* start *
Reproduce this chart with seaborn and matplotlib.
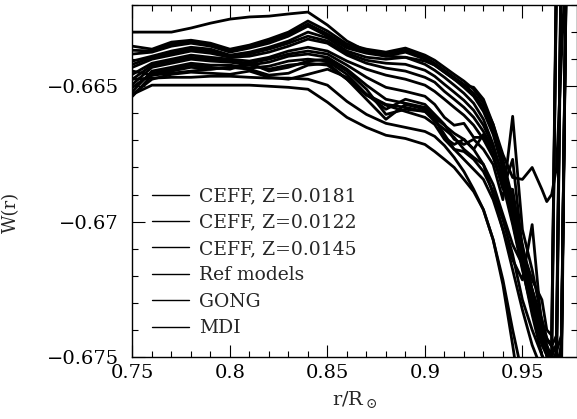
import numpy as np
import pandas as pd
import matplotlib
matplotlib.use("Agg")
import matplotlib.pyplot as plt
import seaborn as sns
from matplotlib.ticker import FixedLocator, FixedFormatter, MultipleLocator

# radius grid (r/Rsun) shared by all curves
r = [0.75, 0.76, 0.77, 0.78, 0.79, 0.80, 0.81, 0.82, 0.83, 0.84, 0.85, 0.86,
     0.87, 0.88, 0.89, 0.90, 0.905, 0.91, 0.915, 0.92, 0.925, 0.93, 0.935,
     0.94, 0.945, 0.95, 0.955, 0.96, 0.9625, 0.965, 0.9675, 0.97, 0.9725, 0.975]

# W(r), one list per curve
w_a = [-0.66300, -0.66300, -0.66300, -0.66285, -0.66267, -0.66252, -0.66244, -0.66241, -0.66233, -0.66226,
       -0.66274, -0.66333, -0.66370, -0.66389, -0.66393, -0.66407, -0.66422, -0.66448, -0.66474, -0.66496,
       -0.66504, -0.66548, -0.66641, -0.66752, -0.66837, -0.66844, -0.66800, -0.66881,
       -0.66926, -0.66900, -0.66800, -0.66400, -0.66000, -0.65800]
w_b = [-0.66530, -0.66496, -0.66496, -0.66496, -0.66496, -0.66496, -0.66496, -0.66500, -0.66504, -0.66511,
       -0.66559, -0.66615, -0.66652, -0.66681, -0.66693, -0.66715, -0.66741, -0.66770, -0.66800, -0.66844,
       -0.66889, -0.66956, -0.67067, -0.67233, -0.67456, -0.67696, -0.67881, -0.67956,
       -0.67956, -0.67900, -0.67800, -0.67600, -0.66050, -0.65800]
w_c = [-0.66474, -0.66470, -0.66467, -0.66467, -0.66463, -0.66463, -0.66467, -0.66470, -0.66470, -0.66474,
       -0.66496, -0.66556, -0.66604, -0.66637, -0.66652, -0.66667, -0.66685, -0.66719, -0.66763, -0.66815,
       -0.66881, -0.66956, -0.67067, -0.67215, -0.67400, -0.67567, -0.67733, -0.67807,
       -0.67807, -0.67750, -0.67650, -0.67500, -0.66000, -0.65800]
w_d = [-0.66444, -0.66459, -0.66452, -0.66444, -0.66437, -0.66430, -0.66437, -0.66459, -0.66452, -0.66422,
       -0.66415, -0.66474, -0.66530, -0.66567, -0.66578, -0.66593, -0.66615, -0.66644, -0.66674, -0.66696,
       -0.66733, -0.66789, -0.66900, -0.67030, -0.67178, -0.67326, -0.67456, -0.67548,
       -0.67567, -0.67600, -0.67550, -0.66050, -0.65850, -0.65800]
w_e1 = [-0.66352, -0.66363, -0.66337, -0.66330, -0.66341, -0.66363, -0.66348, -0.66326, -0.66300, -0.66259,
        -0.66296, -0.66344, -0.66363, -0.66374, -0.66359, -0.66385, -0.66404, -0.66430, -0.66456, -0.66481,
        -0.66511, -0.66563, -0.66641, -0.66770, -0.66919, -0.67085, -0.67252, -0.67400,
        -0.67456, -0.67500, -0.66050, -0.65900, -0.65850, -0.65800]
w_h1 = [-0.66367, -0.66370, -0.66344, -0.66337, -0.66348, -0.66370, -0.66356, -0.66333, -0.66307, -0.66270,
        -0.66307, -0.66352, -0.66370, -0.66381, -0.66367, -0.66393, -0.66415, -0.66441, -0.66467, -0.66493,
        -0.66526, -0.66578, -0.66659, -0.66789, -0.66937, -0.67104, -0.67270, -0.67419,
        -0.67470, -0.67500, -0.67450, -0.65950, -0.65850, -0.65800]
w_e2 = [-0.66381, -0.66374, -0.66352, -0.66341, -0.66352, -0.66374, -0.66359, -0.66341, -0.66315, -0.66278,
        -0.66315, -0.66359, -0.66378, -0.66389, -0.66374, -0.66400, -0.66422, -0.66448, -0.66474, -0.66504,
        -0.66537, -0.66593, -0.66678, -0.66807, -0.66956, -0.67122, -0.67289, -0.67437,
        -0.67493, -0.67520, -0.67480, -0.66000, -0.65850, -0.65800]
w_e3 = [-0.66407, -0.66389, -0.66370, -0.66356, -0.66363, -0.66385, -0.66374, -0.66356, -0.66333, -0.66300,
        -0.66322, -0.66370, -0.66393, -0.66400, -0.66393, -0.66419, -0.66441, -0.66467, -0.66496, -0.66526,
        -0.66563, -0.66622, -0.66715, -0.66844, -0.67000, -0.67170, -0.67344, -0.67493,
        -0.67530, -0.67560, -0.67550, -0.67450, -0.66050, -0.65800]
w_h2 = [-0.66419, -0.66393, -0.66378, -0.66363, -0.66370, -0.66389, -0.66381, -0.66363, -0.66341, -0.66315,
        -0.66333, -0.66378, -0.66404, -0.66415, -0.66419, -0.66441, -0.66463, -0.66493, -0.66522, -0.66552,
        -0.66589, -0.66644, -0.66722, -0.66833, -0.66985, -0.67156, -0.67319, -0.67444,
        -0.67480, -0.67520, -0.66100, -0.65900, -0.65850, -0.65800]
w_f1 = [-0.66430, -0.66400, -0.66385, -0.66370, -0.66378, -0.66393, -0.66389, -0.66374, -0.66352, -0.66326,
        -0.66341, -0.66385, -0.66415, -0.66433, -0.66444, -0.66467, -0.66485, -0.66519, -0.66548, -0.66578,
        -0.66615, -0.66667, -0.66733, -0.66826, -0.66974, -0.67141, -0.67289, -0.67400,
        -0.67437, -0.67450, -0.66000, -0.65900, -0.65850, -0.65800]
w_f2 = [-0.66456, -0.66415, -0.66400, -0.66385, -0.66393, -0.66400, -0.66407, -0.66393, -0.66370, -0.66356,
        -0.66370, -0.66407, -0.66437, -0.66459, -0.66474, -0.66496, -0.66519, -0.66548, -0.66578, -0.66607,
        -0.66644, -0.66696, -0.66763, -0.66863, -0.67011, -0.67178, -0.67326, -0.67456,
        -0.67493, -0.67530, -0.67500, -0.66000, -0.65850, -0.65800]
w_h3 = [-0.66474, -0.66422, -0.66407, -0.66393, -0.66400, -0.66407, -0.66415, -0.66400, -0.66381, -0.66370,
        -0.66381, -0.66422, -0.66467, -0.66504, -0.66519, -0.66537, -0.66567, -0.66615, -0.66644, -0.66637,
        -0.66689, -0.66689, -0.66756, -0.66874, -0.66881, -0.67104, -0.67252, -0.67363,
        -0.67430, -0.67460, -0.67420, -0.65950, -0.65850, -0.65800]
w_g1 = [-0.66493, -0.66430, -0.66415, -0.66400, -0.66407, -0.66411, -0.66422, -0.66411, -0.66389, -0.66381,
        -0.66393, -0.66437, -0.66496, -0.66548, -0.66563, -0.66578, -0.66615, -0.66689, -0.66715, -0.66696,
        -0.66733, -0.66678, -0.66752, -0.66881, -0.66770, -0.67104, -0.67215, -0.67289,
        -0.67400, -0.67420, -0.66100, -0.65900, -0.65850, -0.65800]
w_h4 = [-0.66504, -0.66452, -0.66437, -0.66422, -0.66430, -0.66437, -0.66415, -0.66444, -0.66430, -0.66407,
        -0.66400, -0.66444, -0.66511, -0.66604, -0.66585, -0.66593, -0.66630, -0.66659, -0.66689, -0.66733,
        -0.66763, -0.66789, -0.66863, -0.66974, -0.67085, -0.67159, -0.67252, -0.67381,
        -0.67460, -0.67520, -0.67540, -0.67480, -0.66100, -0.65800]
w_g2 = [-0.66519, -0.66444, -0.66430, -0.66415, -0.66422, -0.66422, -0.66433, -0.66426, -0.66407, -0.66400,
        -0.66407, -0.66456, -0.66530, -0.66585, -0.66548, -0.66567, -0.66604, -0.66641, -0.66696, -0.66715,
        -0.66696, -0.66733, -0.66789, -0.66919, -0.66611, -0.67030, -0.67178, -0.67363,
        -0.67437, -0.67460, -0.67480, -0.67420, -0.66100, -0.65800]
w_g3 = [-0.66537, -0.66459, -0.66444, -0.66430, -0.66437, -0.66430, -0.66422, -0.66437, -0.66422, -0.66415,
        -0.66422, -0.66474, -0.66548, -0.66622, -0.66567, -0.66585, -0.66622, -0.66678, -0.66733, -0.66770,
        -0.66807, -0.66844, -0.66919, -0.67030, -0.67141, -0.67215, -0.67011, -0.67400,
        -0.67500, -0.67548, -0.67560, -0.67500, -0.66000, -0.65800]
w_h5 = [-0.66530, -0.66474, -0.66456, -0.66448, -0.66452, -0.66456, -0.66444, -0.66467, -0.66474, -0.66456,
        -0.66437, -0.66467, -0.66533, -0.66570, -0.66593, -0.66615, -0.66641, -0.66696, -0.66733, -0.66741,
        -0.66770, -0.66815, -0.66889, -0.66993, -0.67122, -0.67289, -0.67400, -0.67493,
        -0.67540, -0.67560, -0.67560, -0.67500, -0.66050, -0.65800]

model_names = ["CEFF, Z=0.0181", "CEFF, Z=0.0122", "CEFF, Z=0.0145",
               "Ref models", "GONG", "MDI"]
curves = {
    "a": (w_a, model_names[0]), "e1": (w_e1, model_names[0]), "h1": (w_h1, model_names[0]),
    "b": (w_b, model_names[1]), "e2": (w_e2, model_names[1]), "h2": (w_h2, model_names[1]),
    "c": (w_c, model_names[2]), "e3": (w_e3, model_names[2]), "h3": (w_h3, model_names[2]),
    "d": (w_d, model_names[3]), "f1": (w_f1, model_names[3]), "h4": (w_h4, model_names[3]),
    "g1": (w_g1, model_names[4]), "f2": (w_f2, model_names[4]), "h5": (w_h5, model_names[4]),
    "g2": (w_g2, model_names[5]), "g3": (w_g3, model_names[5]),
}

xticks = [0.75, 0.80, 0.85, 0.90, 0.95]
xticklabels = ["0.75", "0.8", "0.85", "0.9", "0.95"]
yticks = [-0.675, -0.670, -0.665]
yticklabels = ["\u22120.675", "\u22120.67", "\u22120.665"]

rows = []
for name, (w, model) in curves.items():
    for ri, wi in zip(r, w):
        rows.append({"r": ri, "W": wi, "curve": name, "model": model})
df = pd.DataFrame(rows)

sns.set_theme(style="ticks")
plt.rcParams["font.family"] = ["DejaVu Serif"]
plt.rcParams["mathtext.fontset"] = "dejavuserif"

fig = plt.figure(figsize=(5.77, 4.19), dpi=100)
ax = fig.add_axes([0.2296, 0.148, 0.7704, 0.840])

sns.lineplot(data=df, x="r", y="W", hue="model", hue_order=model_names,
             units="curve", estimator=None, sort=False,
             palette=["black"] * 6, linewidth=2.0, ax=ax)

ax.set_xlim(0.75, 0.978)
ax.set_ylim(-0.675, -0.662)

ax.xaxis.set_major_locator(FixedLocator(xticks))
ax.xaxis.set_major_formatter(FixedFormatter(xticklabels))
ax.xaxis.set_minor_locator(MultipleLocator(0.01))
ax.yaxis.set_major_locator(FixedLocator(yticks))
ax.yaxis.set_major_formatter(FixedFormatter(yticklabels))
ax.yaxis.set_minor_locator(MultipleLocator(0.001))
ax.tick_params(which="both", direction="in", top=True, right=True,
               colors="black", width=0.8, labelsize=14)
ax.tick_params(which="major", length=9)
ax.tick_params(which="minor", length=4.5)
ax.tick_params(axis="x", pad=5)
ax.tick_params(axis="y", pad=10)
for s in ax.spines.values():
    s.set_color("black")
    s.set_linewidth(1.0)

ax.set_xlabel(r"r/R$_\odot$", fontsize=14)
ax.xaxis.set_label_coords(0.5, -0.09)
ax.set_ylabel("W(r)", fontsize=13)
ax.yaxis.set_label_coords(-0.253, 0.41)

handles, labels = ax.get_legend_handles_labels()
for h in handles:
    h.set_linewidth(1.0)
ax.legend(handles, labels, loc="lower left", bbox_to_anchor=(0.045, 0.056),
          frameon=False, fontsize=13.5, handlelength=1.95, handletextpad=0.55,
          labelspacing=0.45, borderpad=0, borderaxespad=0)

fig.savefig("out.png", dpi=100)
* end *
* start *
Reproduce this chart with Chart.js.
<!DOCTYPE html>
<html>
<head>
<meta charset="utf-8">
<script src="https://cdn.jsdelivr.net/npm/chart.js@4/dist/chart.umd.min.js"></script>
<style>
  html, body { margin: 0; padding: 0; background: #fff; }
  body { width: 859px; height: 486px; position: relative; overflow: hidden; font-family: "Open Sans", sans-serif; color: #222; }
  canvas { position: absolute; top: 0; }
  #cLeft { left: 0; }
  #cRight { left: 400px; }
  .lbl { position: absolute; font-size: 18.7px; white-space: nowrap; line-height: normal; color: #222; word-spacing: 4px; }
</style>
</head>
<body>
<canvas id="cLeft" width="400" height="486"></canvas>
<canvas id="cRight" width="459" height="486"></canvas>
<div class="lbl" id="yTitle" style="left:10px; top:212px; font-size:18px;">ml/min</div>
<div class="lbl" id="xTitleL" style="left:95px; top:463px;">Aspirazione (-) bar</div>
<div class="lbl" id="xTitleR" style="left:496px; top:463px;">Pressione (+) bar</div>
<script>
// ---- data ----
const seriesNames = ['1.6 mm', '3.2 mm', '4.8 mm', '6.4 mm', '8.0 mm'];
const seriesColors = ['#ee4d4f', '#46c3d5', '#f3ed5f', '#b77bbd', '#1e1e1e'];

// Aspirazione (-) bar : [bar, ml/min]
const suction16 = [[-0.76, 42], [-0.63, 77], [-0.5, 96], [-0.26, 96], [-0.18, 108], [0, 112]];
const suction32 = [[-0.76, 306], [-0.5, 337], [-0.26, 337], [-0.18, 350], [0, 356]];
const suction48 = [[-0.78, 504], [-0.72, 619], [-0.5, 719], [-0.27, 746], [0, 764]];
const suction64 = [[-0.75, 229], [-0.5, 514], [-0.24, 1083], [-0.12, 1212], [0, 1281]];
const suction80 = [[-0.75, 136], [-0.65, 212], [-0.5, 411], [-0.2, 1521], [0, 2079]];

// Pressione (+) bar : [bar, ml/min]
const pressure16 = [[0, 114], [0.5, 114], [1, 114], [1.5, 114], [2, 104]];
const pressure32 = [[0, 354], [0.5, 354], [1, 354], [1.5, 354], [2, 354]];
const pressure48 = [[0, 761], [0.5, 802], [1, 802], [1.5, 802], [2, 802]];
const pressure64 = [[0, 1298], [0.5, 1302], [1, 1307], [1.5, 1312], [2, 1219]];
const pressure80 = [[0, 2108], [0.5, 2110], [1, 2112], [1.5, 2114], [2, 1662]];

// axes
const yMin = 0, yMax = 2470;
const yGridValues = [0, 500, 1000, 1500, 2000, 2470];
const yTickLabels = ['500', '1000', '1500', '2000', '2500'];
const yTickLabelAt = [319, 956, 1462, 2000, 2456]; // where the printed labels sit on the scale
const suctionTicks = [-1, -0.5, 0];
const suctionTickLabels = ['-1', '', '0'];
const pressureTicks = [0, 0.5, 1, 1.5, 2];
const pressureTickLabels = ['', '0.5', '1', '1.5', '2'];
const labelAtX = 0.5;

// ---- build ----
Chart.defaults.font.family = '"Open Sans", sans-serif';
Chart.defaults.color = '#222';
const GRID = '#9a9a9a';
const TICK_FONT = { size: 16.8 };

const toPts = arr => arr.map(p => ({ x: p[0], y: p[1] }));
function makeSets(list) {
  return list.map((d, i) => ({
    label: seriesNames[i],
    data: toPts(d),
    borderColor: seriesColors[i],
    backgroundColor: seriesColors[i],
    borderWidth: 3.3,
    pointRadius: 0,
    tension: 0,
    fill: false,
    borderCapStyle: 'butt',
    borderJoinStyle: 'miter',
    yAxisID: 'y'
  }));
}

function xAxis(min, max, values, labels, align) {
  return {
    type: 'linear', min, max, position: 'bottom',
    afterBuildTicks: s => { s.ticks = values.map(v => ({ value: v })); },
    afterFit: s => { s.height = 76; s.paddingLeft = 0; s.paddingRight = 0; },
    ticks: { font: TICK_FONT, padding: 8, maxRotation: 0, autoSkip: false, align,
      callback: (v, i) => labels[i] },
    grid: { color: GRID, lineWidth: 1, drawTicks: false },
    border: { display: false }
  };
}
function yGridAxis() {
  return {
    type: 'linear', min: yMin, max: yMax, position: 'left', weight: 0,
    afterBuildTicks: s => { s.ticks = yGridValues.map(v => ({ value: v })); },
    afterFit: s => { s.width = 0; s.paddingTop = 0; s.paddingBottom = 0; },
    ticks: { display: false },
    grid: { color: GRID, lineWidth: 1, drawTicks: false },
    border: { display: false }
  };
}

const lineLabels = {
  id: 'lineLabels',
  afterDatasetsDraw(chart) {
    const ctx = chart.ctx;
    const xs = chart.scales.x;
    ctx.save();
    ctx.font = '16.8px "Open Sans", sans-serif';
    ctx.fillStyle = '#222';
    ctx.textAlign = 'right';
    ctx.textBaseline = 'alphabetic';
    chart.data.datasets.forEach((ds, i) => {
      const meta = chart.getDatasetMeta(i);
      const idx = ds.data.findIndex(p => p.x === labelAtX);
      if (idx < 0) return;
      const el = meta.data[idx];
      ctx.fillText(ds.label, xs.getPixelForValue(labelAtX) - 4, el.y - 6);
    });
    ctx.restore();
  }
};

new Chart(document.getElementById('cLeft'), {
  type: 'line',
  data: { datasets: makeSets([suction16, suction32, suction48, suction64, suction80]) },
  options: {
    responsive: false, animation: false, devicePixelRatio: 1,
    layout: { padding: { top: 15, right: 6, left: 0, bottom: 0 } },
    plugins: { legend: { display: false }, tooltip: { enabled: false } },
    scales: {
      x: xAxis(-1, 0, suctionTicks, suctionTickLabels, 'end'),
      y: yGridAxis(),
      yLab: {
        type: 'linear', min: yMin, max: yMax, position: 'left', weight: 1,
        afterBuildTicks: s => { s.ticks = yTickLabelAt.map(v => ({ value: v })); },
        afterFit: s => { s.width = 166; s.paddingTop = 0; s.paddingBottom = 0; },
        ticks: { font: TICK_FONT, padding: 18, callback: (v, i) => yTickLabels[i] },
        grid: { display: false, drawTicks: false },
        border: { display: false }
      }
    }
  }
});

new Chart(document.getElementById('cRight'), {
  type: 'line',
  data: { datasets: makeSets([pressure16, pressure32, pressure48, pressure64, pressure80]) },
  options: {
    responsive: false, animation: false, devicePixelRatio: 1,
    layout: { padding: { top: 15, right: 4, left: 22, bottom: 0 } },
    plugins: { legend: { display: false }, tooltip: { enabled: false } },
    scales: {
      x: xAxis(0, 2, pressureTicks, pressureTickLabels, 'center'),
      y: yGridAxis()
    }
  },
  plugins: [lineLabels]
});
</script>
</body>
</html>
* end *
== Work instructions ==
Which lines hold the word "matplotlib"? Show each one.

== Output for this task ==
Reproduce this chart with seaborn and matplotlib.
import matplotlib
matplotlib.use("Agg")
import matplotlib.pyplot as plt
from matplotlib.ticker import FixedLocator, FixedFormatter, MultipleLocator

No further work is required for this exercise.